The administration rescinded Obama-era school discipline guidance in December, saying states and local districts should decide how to respond to bad behavior.
“Discrimination based on race and disability in school discipline practices has plagued education across the United States for decades and can wreak significant harm on students and school communities,” said Catherine Lhamon, chairwoman of the commission, which also recommended more government funding for training and the hiring of school counselors.
The commission said zero-tolerance policies and school-level factors like a principal’s perspective are often behind the disparities, not more bad behavior by any one group. Many schools, especially in low-income and urban communities, rely on policies that have students of color with disabilities removed from classrooms for even minor infractions, the report said, making it harder for them to graduate and avoid the so-called school-to-prison pipeline.
Students with disabilities are about twice as likely to be suspended as those without disabilities, and black, Latino and Native American students receive harsher and longer punishments than their white peers for similar offenses, the report said.
“While some schools and districts have made important progress, more work still needs to be done to ensure that all public school students are guaranteed equal protection of their right to an education,” the commission said.
It urged the Education Department’s Office of Civil Rights to rigorously enforce civil rights laws.
Rescinding the 2014 school discipline guidance was among the recommendations of a school safety commission formed by President Donald Trump in response to the Feb. 14, 2018, school shooting in Parkland, Florida, that killed 17 students and staff members.
Critics of the guidance said it left schools afraid to take action against potentially dangerous students. Lhamon was assistant secretary for civil rights at the Education Department when the guidance was drafted.
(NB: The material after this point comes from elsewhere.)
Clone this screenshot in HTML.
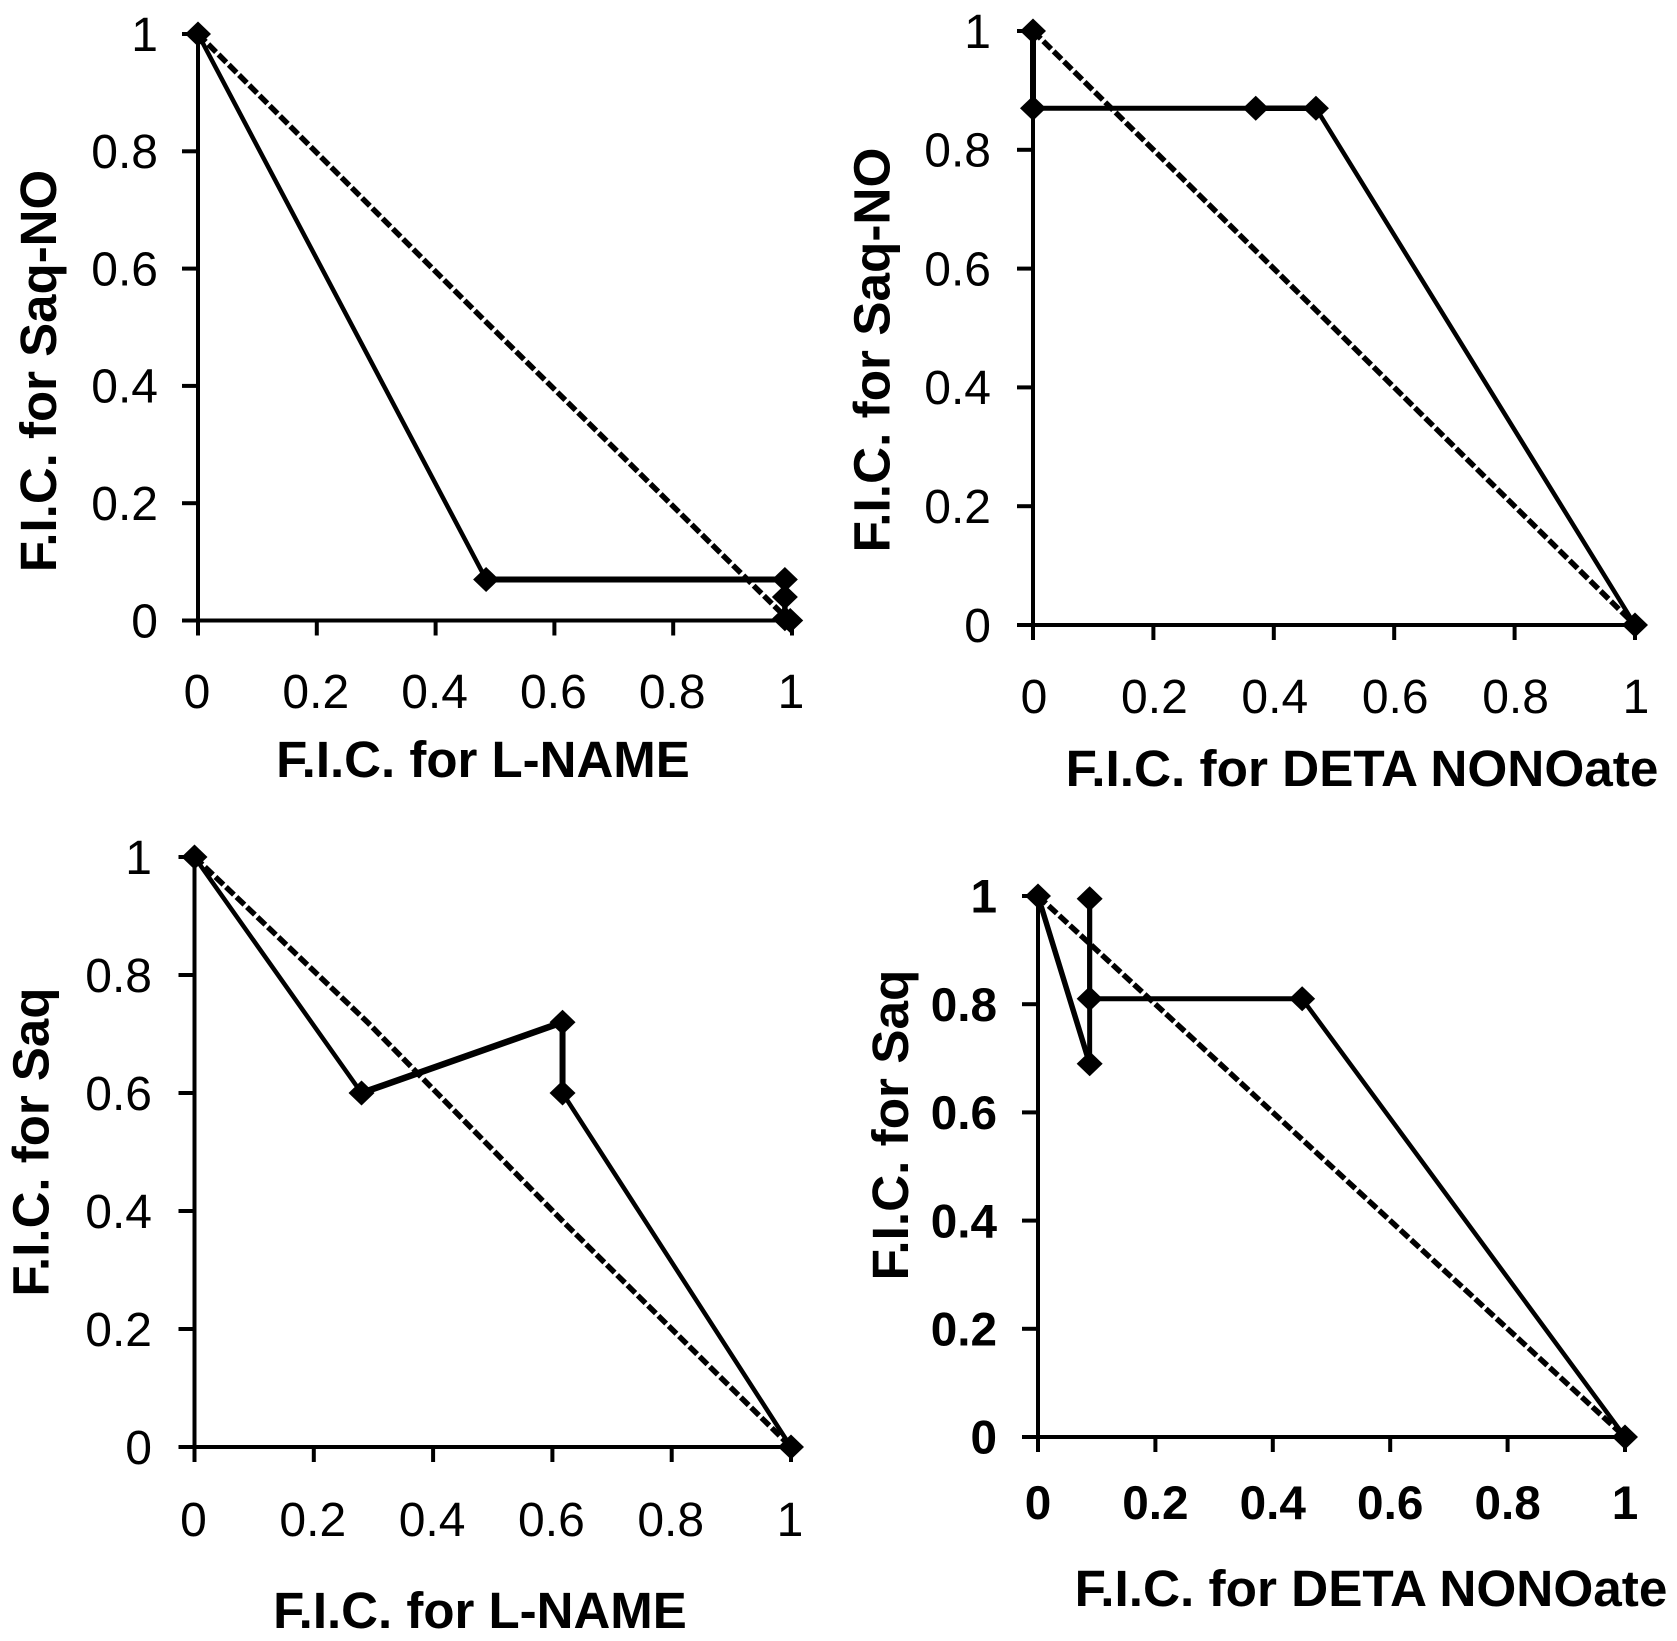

“The previous administration’s discipline guidance often led to school environments where discipline decisions were based on a student’s race and where quotas became more important than the safety of students and teachers,” Education Department spokeswoman Liz Hill said in a statement.
She said Education Secretary Betsy DeVos has been encouraging local school leaders to “implement discipline reforms that they believe will foster improved outcomes for their students.”
“Whether the commission acknowledges it or not, OCR has addressed discipline complaints more effectively over the last two years than over the preceding six,” she said.
The commission recommended the Department of Justice share with schools ways to implement reforms that reward positive behavior and bring students together to resolve conflicts, a process known as restorative justice. It also advised against having school resource officers or other law enforcement personnel get involved in noncriminal situations because their actions “carry the risk of not furthering education as a primary goal.”
More than 1.6 million students attended a school with a sworn law enforcement officer but not a school counselor in 2015-16, the report said, and Latino, Asian and black students were more likely than white students to attend such a school.
The report was endorsed by a six-member majority of commissioners, with two dissenting.